Monday, July 16, 2012

This morning’s weaker than expected Retail Sales data provides further evidence of negative momentum in the economy. The reading will likely keep the market’s hopes of additional Fed support alive and will further enhance the spotlight on Bernanke’s Senate testimony on Tuesday. Partly offsetting the negative Retail Sales report is the modestly positive Empire State manufacturing survey for July and the better than expected earnings report from Citigroup (C) this morning.

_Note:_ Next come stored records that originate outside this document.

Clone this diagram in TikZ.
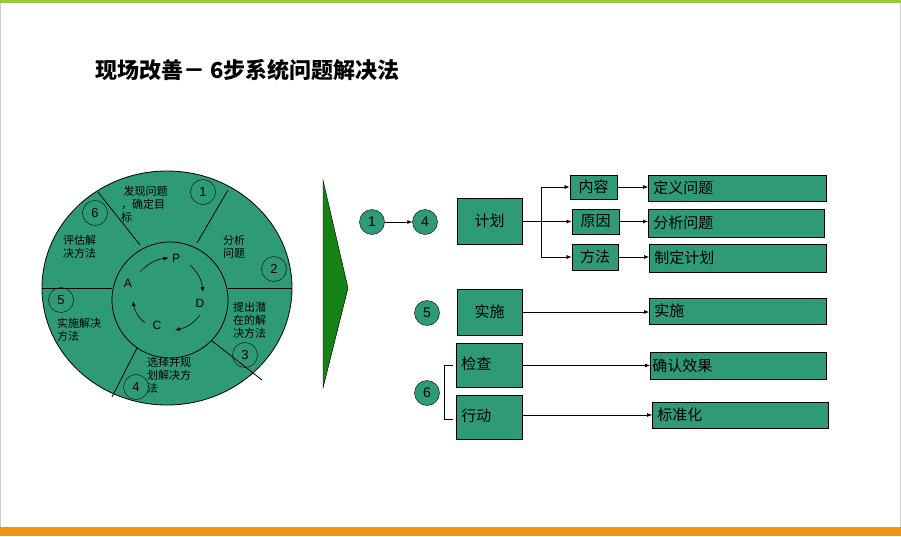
\documentclass[tikz,border=0pt]{standalone}
\usepackage{fontspec}
\setmainfont{Liberation Sans}
\newfontfamily\cjk{Noto Sans CJK SC}
\usetikzlibrary{arrows.meta}
\definecolor{tg}{RGB}{46,154,120}
\definecolor{dg}{RGB}{20,130,20}
\definecolor{topg}{RGB}{150,200,60}
\definecolor{org}{RGB}{240,150,20}
\begin{document}
\begin{tikzpicture}[x=1pt,y=-1pt,
  bx/.style={draw=black,fill=tg,line width=0.8pt},
  num/.style={circle,draw=black,fill=tg,minimum size=25pt,inner sep=0pt,font=\fontsize{14}{14}\selectfont},
  wn/.style={circle,draw=black,minimum size=25pt,inner sep=0pt,font=\fontsize{13}{13}\selectfont},
  wt/.style={align=left,font=\cjk\fontsize{11}{13}\selectfont,inner sep=0pt},
  bt/.style={font=\cjk\fontsize{15}{15}\selectfont,inner sep=0pt},
  ar/.style={-{Latex[length=5pt,width=4pt]},line width=0.6pt}]
\useasboundingbox (0,0) rectangle (901,536);
\fill[white] (0,0) rectangle (901,536);
\draw[gray!40] (0.5,0.5) rectangle (900.5,535.5);
\fill[topg] (0,0) rectangle (901,3);
\fill[org] (0,527) rectangle (901,536);
\node[anchor=west,font=\cjk\bfseries\fontsize{22}{22}\selectfont,inner sep=0pt] (title) at (95,70) {现场改善－ \textbf{6}步系统问题解决法};
% wheel
\draw[fill=tg,line width=0.8pt] (167,288) ellipse (125 and 117);
\draw[line width=0.8pt] (42,288) -- (112,288);
\draw[line width=0.8pt] (228,288) -- (292,288);
\draw[line width=0.8pt] (98,192) -- (140,245);
\draw[line width=0.8pt] (228,190) -- (197,243);
\draw[line width=0.8pt] (207,337) -- (262,380);
\draw[line width=0.8pt] (140,342) -- (112,397);
\draw[fill=tg,line width=0.8pt] (170,300) circle (58);
\node[wn] (w1) at (203,192) {1};
\node[wn] (w6) at (95,213) {6};
\node[wn] (w2) at (274,269) {2};
\node[wn] (w5) at (61,300) {5};
\node[wn] (w3) at (245,355) {3};
\node[wn] (w4) at (136,387) {4};
\node[wt,anchor=north west] (t1) at (121,186) {\ 发现问题\\，确定目\\标};
\node[wt,anchor=north west] (t2) at (223,235) {分析\\问题};
\node[wt,anchor=north west] (t6) at (63,235) {评估解\\决方法};
\node[wt,anchor=north west] (t3) at (233,302) {提出潜\\在的解\\决方法};
\node[wt,anchor=north west] (t5) at (57,318) {实施解决\\方法};
\node[wt,anchor=north west] (t4) at (147,357) {选择并规\\划解决方\\法};
\node[font=\fontsize{12}{12}\selectfont] (P) at (176,258) {P};
\node[font=\fontsize{12}{12}\selectfont] (D) at (200,303) {D};
\node[font=\fontsize{12}{12}\selectfont] (C) at (157,325) {C};
\node[font=\fontsize{12}{12}\selectfont] (A) at (128,283) {A};
\draw[ar] (140,272) to[bend left=20] (P.west);
\draw[ar] (190,265) to[bend left=20] (203,292);
\draw[ar] (200,315) to[bend left=20] (175,330);
\draw[ar] (145,323) to[bend left=20] (133,301);
% triangle
\draw[fill=dg] (323,180) -- (348,288) -- (323,388) -- cycle;
% right
\node[num] (n1) at (372,222) {1};
\node[num] (n4) at (425,222) {4};
\draw[ar] (n1) -- (n4);
\node[bx,bt,minimum width=65pt,minimum height=46pt] (plan) at (489.5,221) {计划};
\node[bx,bt,minimum width=47pt,minimum height=24pt] (nr) at (593.5,187) {内容};
\node[bx,bt,minimum width=47pt,minimum height=25pt] (yy) at (595.5,221.5) {原因};
\node[bx,bt,minimum width=46pt,minimum height=26pt] (ff) at (595,257) {方法};
\node[bx,bt,minimum width=178pt,minimum height=26pt,anchor=west,text width=168pt,align=left] (r1) at (648,188) {定义问题};
\node[bx,bt,minimum width=176pt,minimum height=28pt,anchor=west,text width=166pt,align=left] (r2) at (648,223) {分析问题};
\node[bx,bt,minimum width=177pt,minimum height=28pt,anchor=west,text width=167pt,align=left] (r3) at (649,258) {制定计划};
\draw[line width=0.6pt] (plan.east) -- (541,221);
\draw[ar] (541,187) -- (nr.west);
\draw[ar] (541,221.5) -- (yy.west);
\draw[ar] (541,257) -- (ff.west);
\draw[line width=0.6pt] (541,187) -- (541,257);
\draw[ar] (nr.east) -- (nr.east -| r1.west);
\draw[ar] (yy.east) -- (yy.east -| r2.west);
\draw[ar] (ff.east) -- (ff.east -| r3.west);
\node[num] (n5) at (427,313) {5};
\node[bx,bt,minimum width=65pt,minimum height=46pt] (ss) at (489.5,312) {实施};
\node[bx,bt,minimum width=177pt,minimum height=26pt,anchor=west,text width=167pt,align=left] (r4) at (649,311) {实施};
\draw[ar] (ss.east) -- (ss.east -| r4.west);
\node[bx,bt,minimum width=66pt,minimum height=44pt,anchor=north west,text width=56pt,align=left] (jc) at (456,343) {\raisebox{4pt}{检查}};
\node[bx,bt,minimum width=66pt,minimum height=44pt,anchor=north west,text width=56pt,align=left] (xd) at (456,395) {\raisebox{4pt}{行动}};
\node[bx,bt,minimum width=176pt,minimum height=27pt,anchor=west,text width=172pt,align=left] (r5) at (650,365.5) {确认效果};
\node[bx,bt,minimum width=176pt,minimum height=26pt,anchor=west,text width=166pt,align=left] (r6) at (652,415) {标准化};
\draw[ar] (jc.east |- r5.west) -- (r5.west);
\draw[ar] (xd.east |- r6.west) -- (r6.west);
\node[num] (n6) at (427,393) {6};
\coordinate (b1) at (453,365);
\coordinate (b2) at (453,419);
\draw[line width=0.6pt] (b1) -- (444,365) -- (444,419) -- (b2);
\end{tikzpicture}
\end{document}
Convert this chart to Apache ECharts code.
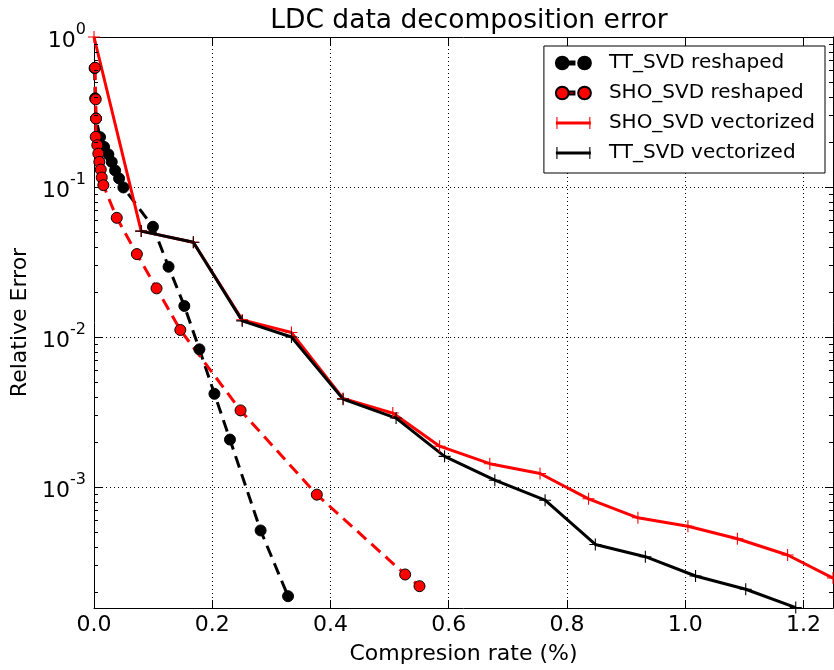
<!DOCTYPE html>
<html>
<head>
<meta charset="utf-8">
<script src="https://cdn.jsdelivr.net/npm/echarts@6/dist/echarts.min.js"></script>
<style>html,body{margin:0;padding:0;background:#fff}#c{width:834px;height:670px}</style>
</head>
<body>
<div id="c"></div>
<script>
// ---- data (x: compression rate %, y: relative error) ----
const ttReshapedX = [0.001, 0.002, 0.0034, 0.0102, 0.017, 0.0243, 0.030, 0.0357, 0.0424, 0.0497, 0.0997, 0.1261, 0.1528, 0.1783, 0.2037, 0.230, 0.2818, 0.3282];
const ttReshapedY = [0.62, 0.39, 0.286, 0.215, 0.185, 0.165, 0.147, 0.129, 0.114, 0.0993, 0.0543, 0.0294, 0.0161, 0.00827, 0.00418, 0.00207, 0.000513, 0.000187];

const shoReshapedX = [0.0017, 0.0029, 0.0034, 0.0029, 0.0056, 0.0073, 0.009, 0.0114, 0.0131, 0.0158, 0.0385, 0.0725, 0.1058, 0.146, 0.2479, 0.3769, 0.5263, 0.5506];
const shoReshapedY = [0.624, 0.384, 0.286, 0.216, 0.190, 0.167, 0.147, 0.1307, 0.1157, 0.1028, 0.0623, 0.0357, 0.0211, 0.01114, 0.00324, 0.000889, 0.000261, 0.000218];

const shoVectorizedX = [0, 0.0798, 0.168, 0.2507, 0.334, 0.4213, 0.5054, 0.5846, 0.6695, 0.7544, 0.8365, 0.920, 1.0046, 1.0883, 1.1732, 1.25];
const shoVectorizedY = [1.0, 0.0508, 0.0428, 0.0130, 0.0107, 0.00389, 0.00311, 0.00187, 0.00143, 0.00123, 0.000834, 0.000623, 0.000547, 0.000452, 0.000352, 0.000247];

const ttVectorizedX = [0.0798, 0.168, 0.2507, 0.334, 0.4213, 0.511, 0.593, 0.678, 0.763, 0.848, 0.9326, 1.0175, 1.1024, 1.187];
const ttVectorizedY = [0.0508, 0.0428, 0.0128, 0.0100, 0.00385, 0.00288, 0.0016, 0.00111, 0.000816, 0.000414, 0.000343, 0.000255, 0.000208, 0.000157];

const seriesNames = ['TT_SVD reshaped', 'SHO_SVD reshaped', 'SHO_SVD vectorized', 'TT_SVD vectorized'];
const xMin = 0, xMax = 1.25, xInterval = 0.2;
const yMin = 1.56e-4, yMax = 1;

// ---- helpers ----
const zip = (xs, ys) => xs.map((x, i) => [x, ys[i]]);
const FONT = 'DejaVu Sans';
const PLUS = 'path://M-0.09,-1H0.09V-0.09H1V0.09H0.09V1H-0.09V0.09H-1V-0.09H-0.09Z';
// legend icons (matplotlib style: marker at both ends)
const ICON_DOTS = 'path://M1,7a6,6 0 1,0 12,0a6,6 0 1,0 -12,0Z M13,5.6H18.5V8.4H13Z M22,7a6,6 0 1,0 12,0a6,6 0 1,0 -12,0Z';
const ICON_PLUS = 'path://M0,5.5H35V8.5H0Z M0.5,1H1.6V13H0.5Z M33.4,1H34.5V13H33.4Z';

// minor tick values at 2..9 x 10^k inside the range
const minorVals = [];
for (let e = -4; e <= 0; e++) {
  for (let m = 2; m <= 9; m++) {
    const v = m * Math.pow(10, e);
    if (v > yMin && v < yMax) minorVals.push([xMin, v]);
  }
}

const yLabel = v => {
  const l = Math.log10(v);
  const e = Math.round(l);
  if (Math.abs(l - e) > 1e-6) return '';
  return '{b|10}{e|' + (e < 0 ? '-' + (-e) : e) + '}';
};
const xLabel = v => {
  const r = v / xInterval;
  if (Math.abs(r - Math.round(r)) > 1e-6) return '';
  return v.toFixed(1);
};

const chart = echarts.init(document.getElementById('c'), null, { renderer: 'canvas' });
chart.setOption({
  animation: false,
  backgroundColor: '#fff',
  textStyle: { fontFamily: FONT },
  title: {
    text: 'LDC data decomposition error',
    left: 464, textAlign: 'center', top: 3,
    textStyle: { fontFamily: FONT, fontSize: 26.5, fontWeight: 'normal', color: '#000' }
  },
  grid: { left: 94, right: 1, top: 37, bottom: 62, containLabel: false },
  legend: {
    orient: 'vertical', right: 9, top: 46,
    padding: [7, 10, 10, 11], itemGap: 10, itemWidth: 35, itemHeight: 14,
    backgroundColor: '#fff', borderColor: '#000', borderWidth: 1,
    textStyle: { fontFamily: FONT, fontSize: 20, color: '#000', lineHeight: 20, padding: [0, 0, 0, 13] },
    data: [
      { name: seriesNames[0], icon: ICON_DOTS },
      { name: seriesNames[1], icon: ICON_DOTS },
      { name: seriesNames[2], icon: ICON_PLUS },
      { name: seriesNames[3], icon: ICON_PLUS }
    ]
  },
  xAxis: [{
    type: 'value', min: xMin, max: xMax, interval: xInterval,
    name: 'Compresion rate (%)', nameLocation: 'middle', nameGap: 35,
    nameTextStyle: { fontFamily: FONT, fontSize: 22, color: '#000' },
    axisLine: { show: true, onZero: false, lineStyle: { color: '#000', width: 1 } },
    axisTick: { show: true, inside: true, length: 8, lineStyle: { color: '#000' } },
    axisLabel: { formatter: xLabel, fontFamily: FONT, fontSize: 22, color: '#000', margin: 6, showMaxLabel: false },
    splitLine: { show: true, lineStyle: { color: '#000', type: [1, 3], width: 1 } }
  }, {
    type: 'value', position: 'top', min: xMin, max: xMax, interval: xInterval,
    axisLine: { show: true, onZero: false, lineStyle: { color: '#000', width: 1 } },
    axisTick: { show: true, inside: true, length: 8, lineStyle: { color: '#000' } },
    axisLabel: { show: false }, splitLine: { show: false }
  }],
  yAxis: [{
    type: 'log', logBase: 10, min: yMin, max: yMax,
    name: 'Relative Error', nameLocation: 'middle', nameGap: 61,
    nameTextStyle: { fontFamily: FONT, fontSize: 22, color: '#000' },
    axisLine: { show: true, onZero: false, lineStyle: { color: '#000', width: 1 } },
    axisTick: { show: true, inside: true, length: 8, lineStyle: { color: '#000' } },
    axisLabel: {
      formatter: yLabel, margin: 8, color: '#000',
      rich: {
        b: { fontFamily: FONT, fontSize: 22, color: '#000', lineHeight: 30, verticalAlign: 'bottom' },
        e: { fontFamily: FONT, fontSize: 16, color: '#000', lineHeight: 30, verticalAlign: 'top' }
      }
    },
    splitLine: { show: true, lineStyle: { color: '#000', type: [1, 3], width: 1 } }
  }, {
    type: 'log', logBase: 10, min: yMin, max: yMax, position: 'right',
    axisLine: { show: true, onZero: false, lineStyle: { color: '#000', width: 1 } },
    axisTick: { show: true, inside: true, length: 8, lineStyle: { color: '#000' } },
    axisLabel: { show: false }, splitLine: { show: false }
  }],
  series: [
    {
      name: seriesNames[0], type: 'line', data: zip(ttReshapedX, ttReshapedY),
      symbol: 'circle', symbolSize: 11, showSymbol: true,
      lineStyle: { color: '#000', width: 3, type: [12, 7] },
      itemStyle: { color: '#000', borderColor: '#000', borderWidth: 1 },
      emphasis: { disabled: true }
    },
    {
      name: seriesNames[1], type: 'line', data: zip(shoReshapedX, shoReshapedY),
      symbol: 'circle', symbolSize: 11, showSymbol: true,
      lineStyle: { color: '#ff0000', width: 3, type: [12, 7] },
      itemStyle: { color: '#ff0000', borderColor: '#000', borderWidth: 1 },
      emphasis: { disabled: true }
    },
    {
      name: seriesNames[2], type: 'line', data: zip(shoVectorizedX, shoVectorizedY),
      symbol: PLUS, symbolSize: 12, showSymbol: true,
      lineStyle: { color: '#ff0000', width: 3 },
      itemStyle: { color: '#ff0000' },
      emphasis: { disabled: true }
    },
    {
      name: seriesNames[3], type: 'line', data: zip(ttVectorizedX, ttVectorizedY),
      symbol: PLUS, symbolSize: 12, showSymbol: true,
      lineStyle: { color: '#000', width: 3 },
      itemStyle: { color: '#000' },
      emphasis: { disabled: true }
    },
    {
      name: 'minorTicks', type: 'custom', data: minorVals, silent: true, z: 10,
      renderItem: (params, api) => {
        const v = api.value(1);
        const l = api.coord([xMin, v]);
        const r = api.coord([xMax, v]);
        const st = { stroke: '#000', lineWidth: 1 };
        return {
          type: 'group', children: [
            { type: 'line', shape: { x1: l[0], y1: Math.round(l[1]) + 0.5, x2: l[0] + 4, y2: Math.round(l[1]) + 0.5 }, style: st },
            { type: 'line', shape: { x1: r[0], y1: Math.round(r[1]) + 0.5, x2: r[0] - 4, y2: Math.round(r[1]) + 0.5 }, style: st }
          ]
        };
      }
    }
  ]
});
</script>
</body>
</html>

The June Retails Sales report showed the third consecutive monthly decline in this key measure of consumer spending. The measure was weaker still after excluding automobile and gasoline sales, which can cause unusual swings in this non inflation adjusted measure of consumer spending. The Retail Sales report is admittedly not a perfect proxy for ‘real’ consumer spending since this non-inflation adjusted measure only includes ‘goods’ sales at retail establishments and leaves out the much larger consumer outlays on ‘services’.

The anemic jobs growth of the last few months is likely a contributor to this soft spending pattern, but the hope was the recent drop in gasoline prices (which showed up in the ‘headline’ decline in today’s data) will help spur spending elsewhere. Many expect the Fed to play its part by announcing additional support in next month’s FOMC meeting and will be looking for signs of that in Bernanke’s Senate testimony tomorrow.

We are also getting into the thick of the second quarter earnings season, with almost a fifth of the S&P 500 companies reporting results this week. The positive earnings report from Citigroup this morning and J.P. Morgan (JPM) on Friday aside, the early reports have set a downbeat tone for this earnings season. Total earnings for the 32 companies that have reported results already are flat from the year-earlier period, with a median surprise of a very weak 1.1%. These same companies did much better in the first quarter, with earnings growth of 4.9% and a median surprise of 3.6%. But given the small number of reports thus far, it’s perhaps a bit too early to write-off this earnings season at this stage. With reports from almost a quarter of all S&P 500 companies by the end of this week, we will have a good enough sample size to judge the quality of the second quarter earnings season.